I relatori della Tavola rotonda: l'assessore Sgarlata, l'Arcivescovo Gristina, Michela Giuffrida (la giornalista che ha fatto da moderatrice), e padre Signorello
I relatori della Tavola rotonda: l’assessore Sgarlata, l’arcivescovo Gristina, Michela Giuffrida (la giornalista che ha fatto da moderatrice) e padre Signorello

Dove è passata la storia. Se il patrimonio siciliano, ha sottolineato Mariarita Sgarlata, assessore ai beni culturali della Regione siciliana, “ci consente di ricostruire la storia dell’uomo” il “ritardo nella valorizzazione dei nostri beni culturali è ingiustificato”. L’assessore ha auspicato una maggiore attenzione “non solo ai monumenti ma ai patrimoni nel loro complesso”, e in quest’ottica si inserisce il registro delle eredità immateriali, come olio, grano e vino. “Abbiamo avuto – ha proseguito – uno sviluppo disarticolato, che non ha parlato il linguaggio della sostenibilità ma quello della speculazione edilizia. Occorrerebbe un piano paesaggistico che ci sottragga dal caos normativo, per orientarci, così come nel resto dell’Europa, alla riqualificazione dell’esistente”. Così, anche se “la Comunità europea ci dice che abbiamo utilizzato troppi fondi per le chiese e pochi per i siti archeologici, rimango del parere – ha concluso Sgarlata -, che i luoghi di culto dovrebbero essere oggetto di un approccio diverso”.

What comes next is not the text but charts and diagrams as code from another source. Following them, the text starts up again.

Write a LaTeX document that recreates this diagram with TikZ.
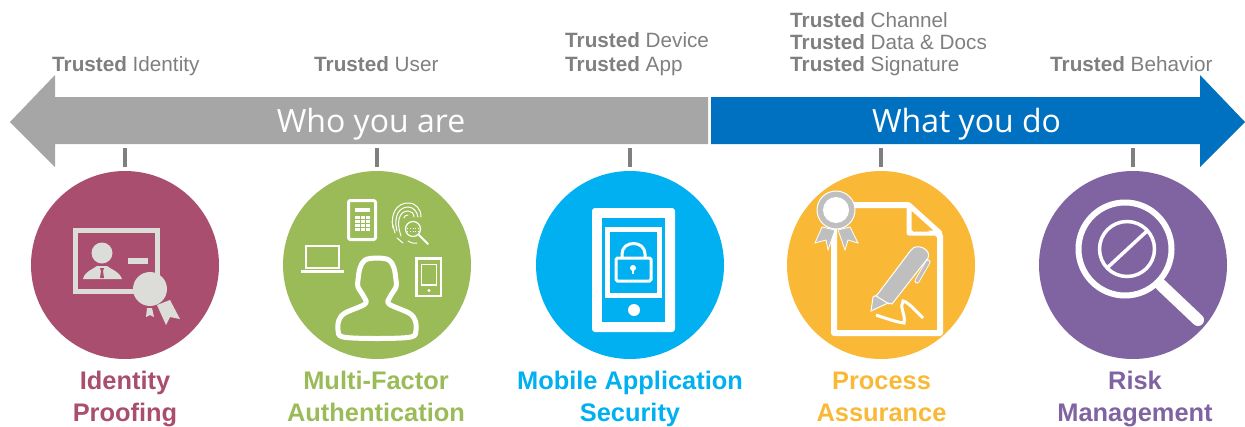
\documentclass[tikz,border=0pt]{standalone}
\usepackage{fontspec}
\setmainfont{Liberation Sans}
\newfontfamily\barfont{Open Sans}
\usepackage{xcolor}
\usepackage{tikz}
\definecolor{barGray}{HTML}{A6A6A6}
\definecolor{barBlue}{HTML}{0070C0}
\definecolor{labelGray}{HTML}{7F7F7F}
\definecolor{roseC}{HTML}{A94E6E}
\definecolor{greenC}{HTML}{9BBB59}
\definecolor{cyanC}{HTML}{00B0F0}
\definecolor{amberC}{HTML}{F9B936}
\definecolor{purpleC}{HTML}{8064A2}
\definecolor{paleC}{HTML}{DCDCD8}
\definecolor{penC}{HTML}{BFBFBF}
\tikzset{
  main node/.style={circle,minimum size=188pt,inner sep=0pt},
  trust node/.style={anchor=west,inner sep=0pt,align=left,text=labelGray,font=\fontsize{20.7}{22.5}\selectfont},
  bar node/.style={inner sep=0pt,text=white,font=\barfont\fontsize{32}{36}\selectfont},
  title node/.style={inner sep=0pt,align=center,font=\bfseries\fontsize{25.4}{32}\selectfont},
  tick line/.style={draw=labelGray,line width=3.5pt,shorten >=4pt}
}

\begin{document}
\begin{tikzpicture}[x=1pt,y=-1pt]
  \useasboundingbox (0,0) rectangle (1245,426);
  % the two arrows
  \fill [barGray] (10,122) -- (55,75) -- (55,97) -- (708,97) -- (708,144) -- (55,144) -- (55,167) -- cycle;
  \fill [barBlue] (711,97) -- (1200,97) -- (1200,75) -- (1245,122) -- (1200,167) -- (1200,144) -- (711,144) -- cycle;
  \node [bar node] (who) at (371,125.5) {\strut Who you are};
  \node [bar node] (what) at (966.5,125.5) {\strut What you do};
  % labels above
  \node [trust node] (identity) at (52,66.5) {\strut\textbf{Trusted} Identity};
  \node [trust node] (user) at (314,66.5) {\strut\textbf{Trusted} User};
  \node [trust node,font=\fontsize{20.7}{24}\selectfont] (device) at (565,54.2) {\strut\textbf{Trusted} Device\\\strut\textbf{Trusted} App};
  \node [trust node,font=\fontsize{20.7}{22}\selectfont] (channel) at (790,44.6) {\strut\textbf{Trusted} Channel\\\strut\textbf{Trusted} Data \& Docs\\\strut\textbf{Trusted} Signature};
  \node [trust node] (behavior) at (1050,66.5) {\strut\textbf{Trusted} Behavior};
  % circles
  \node [main node,fill=roseC] (c1) at (125,265) {};
  \node [main node,fill=greenC] (c2) at (377,265) {};
  \node [main node,fill=cyanC] (c3) at (630,265) {};
  \node [main node,fill=amberC] (c4) at (881,265) {};
  \node [main node,fill=purpleC] (c5) at (1133,265) {};
  % ticks
  \coordinate (t1) at (125,148);
  \coordinate (t2) at (377,148);
  \coordinate (t3) at (630,148);
  \coordinate (t4) at (881,148);
  \coordinate (t5) at (1133,148);
  \draw [tick line] (t1) -- (c1.north);
  \draw [tick line] (t2) -- (c2.north);
  \draw [tick line] (t3) -- (c3.north);
  \draw [tick line] (t4) -- (c4.north);
  \draw [tick line] (t5) -- (c5.north);
  % titles
  \node [title node,text=roseC] (t-identity) at (125,398.6) {\strut Identity\\\strut Proofing};
  \node [title node,text=greenC] (t-factor) at (376,398.6) {\strut Multi-Factor\\\strut Authentication};
  \node [title node,text=cyanC] (t-mobile) at (630,398.6) {\strut Mobile Application\\\strut Security};
  \node [title node,text=amberC] (t-process) at (881.5,398.6) {\strut Process\\\strut Assurance};
  \node [title node,text=purpleC] (t-risk) at (1135,398.6) {\strut Risk\\\strut Management};
  % identity icon
  \draw [paleC,line width=5pt] (75.5,230.5) rectangle (157.5,291);
  \fill [paleC] (102,253) circle (10.5);
  \fill [paleC] (83,279) .. controls (85,271) and (92,270) .. (97,266) -- (107,266) .. controls (112,270) and (119,271) .. (122,279) -- cycle;
  \fill [roseC] (100,268) -- (104,268) -- (103,271) -- (104,278) -- (100,278) -- (101,271) -- cycle;
  \fill [paleC] (128,258) rectangle (148,264);
  \fill [paleC] (170,300) -- (180,319) -- (170,317) -- (166,325) -- (157,305) -- cycle;
  \fill [paleC] (147,308) -- (146,317) -- (150,315) -- (154,317) -- (152,308) -- cycle;
  \fill [paleC] (150,289) circle (17);
  % multi-factor icon
  \draw [white,line width=3pt,rounded corners=2pt] (348.5,200.5) rectangle (375.5,239.5);
  \fill [white] (355,208) rectangle (369.5,212);
  \fill [white] (355,216) rectangle (370,231);
  \draw [greenC,line width=1pt] (360,216) -- (360,231) (365,216) -- (365,231) (355,219.7) -- (370,219.7) (355,223.5) -- (370,223.5) (355,227.2) -- (370,227.2);
  \draw [white,line width=1.5pt] (306,246) rectangle (339,268);
  \fill [white] (301,270) rectangle (344,273);
  \draw [white,line width=2.5pt] (416.5,258.5) rectangle (441,296);
  \draw [white,line width=1.5pt] (421.5,264.5) rectangle (436.5,285);
  \fill [white] (429,290.5) circle (1.6);
  \draw [white,line width=5pt,line join=round] plot [smooth cycle,tension=0.55] coordinates {(377,258) (365,260) (360,268) (358,280) (358,287) (364,297) (365,304) (345,313) (339,320) (338,330) (343,337) (377,338.5) (411,337) (416,330) (415,320) (409,313) (389,304) (390,297) (396,287) (396,280) (394,268) (389,260)};
  \draw [white,line width=1pt,line cap=round] (393,228) .. controls (390,212) and (398,203) .. (408,203) .. controls (416,203) and (421,209) .. (421,217)
    (397,231) .. controls (393,215) and (400,207) .. (408,207) .. controls (413,207) and (417,211) .. (418,217)
    (401,236) .. controls (396,222) and (399,211) .. (408,211) .. controls (411,211) and (414,213) .. (414,217)
    (404,218) .. controls (404,216) and (406,215) .. (408,215)
    (397,238) -- (403,243) (408,241) .. controls (412,243) and (414,244) .. (417,243) (392,222) -- (395,233);
  \fill [greenC] (413,229) circle (8);
  \draw [white,line width=1.2pt] (413,229) circle (7.5);
  \draw [white,line width=2pt,line cap=round] (419,235) -- (428,244);
  \draw [white,line width=.8pt,dotted] (407,228) -- (419,228) (407,231) -- (419,231);
  % mobile icon
  \fill [white,rounded corners=3pt] (592,208) rectangle (675,332);
  \fill [cyanC] (602,218) rectangle (665,322);
  \draw [white,line width=5pt] (607.5,229.5) rectangle (659.5,295.5);
  \fill [white] (634,310) circle (6);
  \draw [white,line width=3pt,rounded corners=1.5pt] (616,258) rectangle (651,281);
  \draw [white,line width=3pt] (622,258) -- (622,254) .. controls (622,240) and (645,240) .. (645,254) -- (645,258);
  \fill [white] (633,268) circle (3);
  \fill [white] (631.8,268) rectangle (634.2,274);
  % process icon
  \draw [white,line width=6pt,line join=round] (834,205) -- (908,205) -- (940,236) -- (940,333) -- (834,333) -- cycle;
  \draw [white,line width=5pt,fill=amberC,line join=round] (909,205) -- (909,233) -- (940,233) -- cycle;
  \fill [amberC] (913,216) -- (913,231.5) -- (929,231.5) -- cycle;
  \draw [white,line width=.8pt,fill=penC] (822,227) -- (815,243) -- (826,240) -- (828,250) -- (835,230) -- cycle;
  \draw [white,line width=.8pt,fill=penC] (838,230) -- (845,250) -- (848,240) -- (858,243) -- (850,227) -- cycle;
  \draw [white,line width=1pt,fill=penC] (836,210) circle (19);
  \fill [white] (836,210) circle (13);
  \draw [white,line width=5pt,line cap=round] (928,262) -- (917,281);
  \draw [penC,line width=3.4pt,line cap=round] (928,262) -- (917,281);
  \draw [white,line width=1pt,fill=penC] (871,311) -- (873,297) -- (877,295) -- (911,250) .. controls (917,242) and (932,250) .. (928,258) -- (892,304) -- (888,303) -- cycle;
  \draw [white,line width=1pt] (876,296) -- (889,304);
  \draw [white,line width=3pt] (876,315) .. controls (885,318) and (896,322) .. (904,323) .. controls (906,315) and (899,307) .. (903,301) .. controls (908,302) and (916,311) .. (923,318);
  % risk icon
  \draw [white,line width=6pt] (1125,249) circle (46.5);
  \draw [white,line width=3.5pt] (1127,249) circle (27.5);
  \draw [white,line width=3.5pt] (1107,268) -- (1147,231);
  \draw [white,line width=12pt,line cap=round] (1161,285) -- (1198,320);
\end{tikzpicture}
\end{document}
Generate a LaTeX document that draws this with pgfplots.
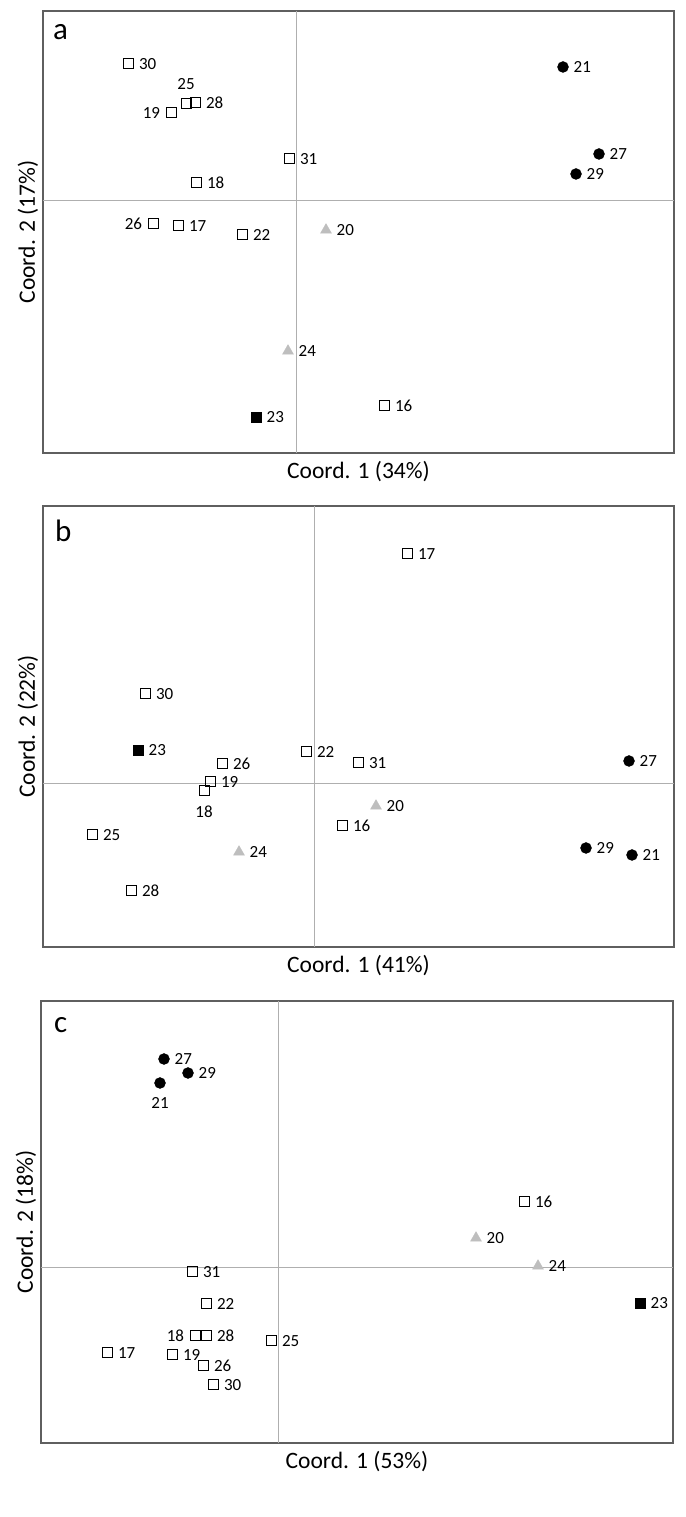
\documentclass[border=0pt]{standalone}
\usepackage{fontspec}
\setmainfont{Carlito}
\usepackage{pgfplots}
\pgfplotsset{compat=1.18}
\definecolor{boxc}{RGB}{95,95,95}
\definecolor{crossc}{RGB}{175,175,175}
\definecolor{trig}{RGB}{190,190,190}
\newcommand{\lblfont}{\fontsize{17}{20}\selectfont}
\newcommand{\axfont}{\fontsize{23.5}{26}\selectfont}
\newcommand{\letfont}{\fontsize{31}{34}\selectfont}
\pgfplotsset{
  pan/.style={scale only axis, xtick=\empty, ytick=\empty, clip=false,
    axis line style={draw=boxc, line width=1.2pt},
    xlabel style={font=\axfont, at={(axis description cs:0.5,-0.043)}, anchor=center},
    ylabel style={font=\axfont, at={(axis description cs:-0.0238,0.5)}, anchor=center}},
  lbl/.style={nodes near coords, point meta=explicit symbolic,
    visualization depends on={value \thisrow{pos}\as\lpos},
    every node near coord/.append style={anchor=\lpos, font=\lblfont, inner xsep=10.5pt, inner ysep=14pt, text=black}},
  osq/.style={only marks, mark=square, mark size=5pt, mark options={draw=black, fill=white, line width=1pt}, lbl},
  bsq/.style={only marks, mark=square*, mark size=5pt, mark options={draw=black, fill=black}, lbl},
  bci/.style={only marks, mark=*, mark size=5.5pt, mark options={draw=black, fill=black}, lbl},
  gtr/.style={only marks, mark=triangle*, mark size=6.3pt, mark options={draw=trig, fill=trig}, lbl},
  cross/.style={crossc, line width=0.9pt, no marks},
}
\begin{document}
\begin{tikzpicture}
\useasboundingbox (0,0) rectangle (685pt,1517pt);
% ---------------- panel a
\begin{axis}[pan, at={(43pt,1064pt)}, anchor=south west, width=631pt, height=442pt,
  xmin=-253, xmax=378, ymin=-253, ymax=189,
  xlabel={Coord. 1 (34\%)}, ylabel={Coord. 2 (17\%)}]
\addplot[cross] coordinates {(0,-253) (0,189)};
\addplot[cross] coordinates {(-253,0) (378,0)};
\addplot[osq] table[x=x, y=y, meta=lab] {
x y lab pos
-168 136 30 west
-110 96 25 south
-101 97 28 west
-125 87 19 east
-7 41 31 west
-100 17 18 west
-143 -24 26 east
-118 -26 17 west
-54 -35 22 west
88 -206 16 west
};
\addplot[gtr] table[x=x, y=y, meta=lab] {
x y lab pos
30 -30 20 west
-8 -151 24 west
};
\addplot[bsq] table[x=x, y=y, meta=lab] {
x y lab pos
-40 -217 23 west
};
\addplot[bci] table[x=x, y=y, meta=lab] {
x y lab pos
267 133 21 west
303 46 27 west
280 26 29 west
};
\node[anchor=base west, font=\letfont, inner sep=0] at (axis cs:-243,160) {a};
\end{axis}
% ---------------- panel b
\begin{axis}[pan, at={(43pt,570pt)}, anchor=south west, width=631pt, height=441pt,
  xmin=-271, xmax=360, ymin=-164, ymax=277,
  xlabel={Coord. 1 (41\%)}, ylabel={Coord. 2 (22\%)}]
\addplot[cross] coordinates {(0,-164) (0,277)};
\addplot[cross] coordinates {(-271,0) (360,0)};
\addplot[osq] table[x=x, y=y, meta=lab] {
x y lab pos
93 229 17 west
-169 89 30 west
-92 19 26 west
-104 1 19 west
-110 -8 18 north
-8 31 22 west
44 20 31 west
28 -43 16 west
-222 -52 25 west
-183 -108 28 west
};
\addplot[gtr] table[x=x, y=y, meta=lab] {
x y lab pos
62 -23 20 west
-75 -69 24 west
};
\addplot[bsq] table[x=x, y=y, meta=lab] {
x y lab pos
-176 33 23 west
};
\addplot[bci] table[x=x, y=y, meta=lab] {
x y lab pos
315 22 27 west
272 -65 29 west
318 -72 21 west
};
\node[anchor=base west, font=\letfont, inner sep=0] at (axis cs:-259,241) {b};
\end{axis}
% ---------------- panel c
\begin{axis}[pan, at={(41pt,74pt)}, anchor=south west, width=632pt, height=442pt,
  xmin=-237, xmax=395, ymin=-176, ymax=266,
  xlabel={Coord. 1 (53\%)}, ylabel={Coord. 2 (18\%)}]
\addplot[cross] coordinates {(0,-176) (0,266)};
\addplot[cross] coordinates {(-237,0) (395,0)};
\addplot[osq] table[x=x, y=y, meta=lab] {
x y lab pos
246 65 16 west
-86 -5 31 west
-72 -37 22 west
-83 -69 18 east
-72 -69 28 west
-7 -74 25 west
-171 -86 17 west
-106 -88 19 west
-75 -99 26 west
-65 -118 30 west
};
\addplot[gtr] table[x=x, y=y, meta=lab] {
x y lab pos
198 29 20 west
260 1 24 west
};
\addplot[bsq] table[x=x, y=y, meta=lab] {
x y lab pos
362 -36 23 west
};
\addplot[bci] table[x=x, y=y, meta=lab] {
x y lab pos
-114 208 27 west
-90 194 29 west
-118 184 21 north
};
\node[anchor=base west, font=\letfont, inner sep=0] at (axis cs:-224,234) {c};
\end{axis}
\end{tikzpicture}
\end{document}
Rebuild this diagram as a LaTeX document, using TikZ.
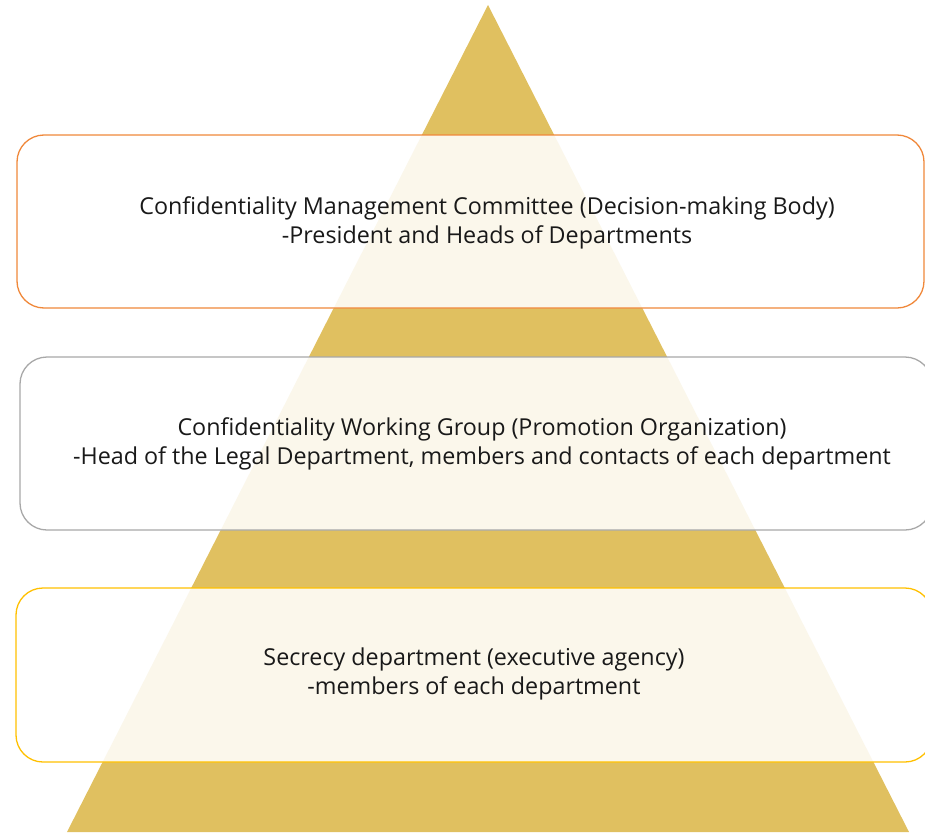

Luoghi di fruizione. Una maggiore attenzione per i luoghi di culto è stata auspicata da padre Carmelo Signorello, direttore dell’Ufficio diocesano per i beni culturali, in una città, Catania, che nel mese di febbraio, in occasione della festa di Sant’Agata, ospita migliaia di fedeli collocandosi al terzo posto nel mondo per numero di presenze in occasione di un evento religioso. L’edificazione delle chiese, “particolarmente prolifera nel X secolo, rispondeva all’esigenza della comunità cristiana di sentirsi ecclesia” e “coinvolgeva tutte le maestranze della città: il nostro compito, ancora oggi, – ha concluso – è rendere fruibili i beni culturali, che custodiscono peculiarità irrinunciabili”.